Okay, okay, we nodded.

“And then, you’re going to pair up. One rider is going to stay on the black line” — as in, the 2-inch-wide strip of black tape at the top of the metre-wide sprinter’s lane — “and the other has the whole of the sprinter’s lane to move around in. The second rider will stay slightly behind the first, and rest their right hand on the first rider’s back. For one whole lap.”

I know this doesn’t sound difficult. Reading it now, it sounds like a piece of cake. But on that track, where the illusion of a smooth surface at a distance was replaced by a rippling, creaking, tramlining mass of wooden boards, and where the 47° banking had you almost more horizontal than vertical in the turns, it seemed like an impossibility. The riders in each pair would have to speed up and slow down respectively in the corners to make up for the different radii of their turns; the outside rider had to quite literally toe the line with as little deviation as possible, and the inside rider had the awful task of making it round the track one-handed at 20 miles per hour just to avoid falling over by default.
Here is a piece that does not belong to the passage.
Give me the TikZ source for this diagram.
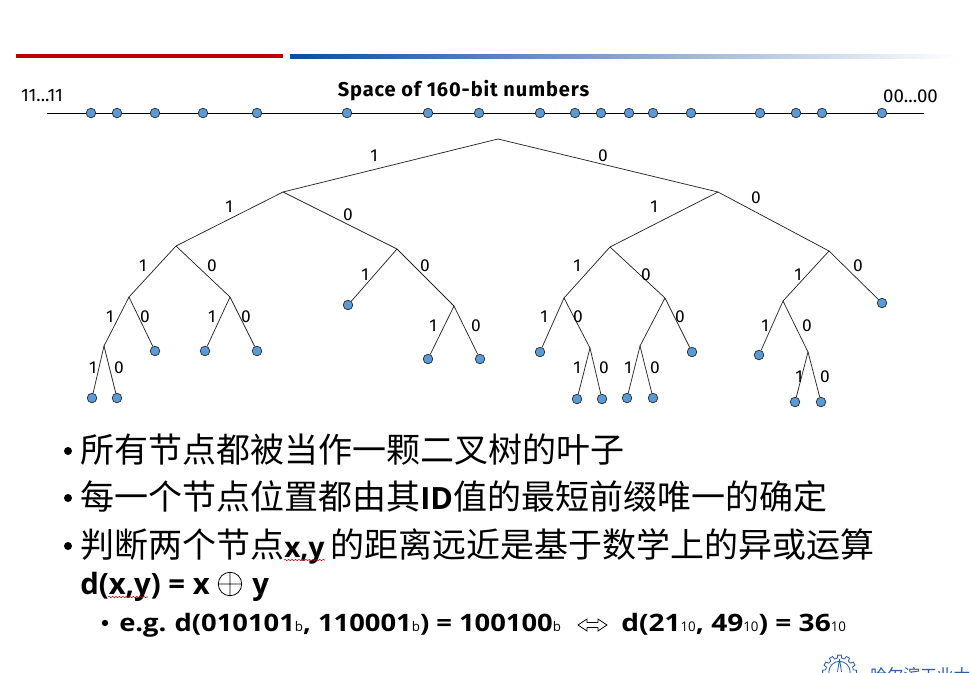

Pete and I paired up and gingerly headed off. A few laps in I could complete a circuit one-handed, staring fixedly at the boards in front of me and pedalling like it was the only thing keeping me from smashing painfully into the blue paint of the côte d’azur, because that’s exactly what it was. A few laps after that I held to the black line as Pete steadied himself in the sprinter’s lane with his hand on my back, and a few laps after that we swapped over and managed a second paired lap, this time with me wobbling along below and slightly behind him, managing to keep my hand planted on his back for one complete lap. We had all the coordination, grace and assurance of newborn calves on an ice rink, but we did it. We came down to the infield sweating with nerves, and, if I remember rightly, actually high-fived each other without even a hint of irony. Claire congratulated us, and we were happy.

I can now say without a shadow of a doubt that velodromes are awesome.

* The pair of fire doors next to the main entrance have a big sign on them: “Do Not Open Both Doors at Once!” I asked Claire the instructor about this and she told me that the ’drome has an air-supported roof — it’s basically a huge balloon which is kept rigid only by fans maintaining positive pressure inside it. Unfortunately, air-supported domes have certain problems, like collapsing when it snows.

Fixed gear riders on the street get round this by doing a little hop: they lock up their legs as the back wheel comes off the ground and skid to a halt when it lands.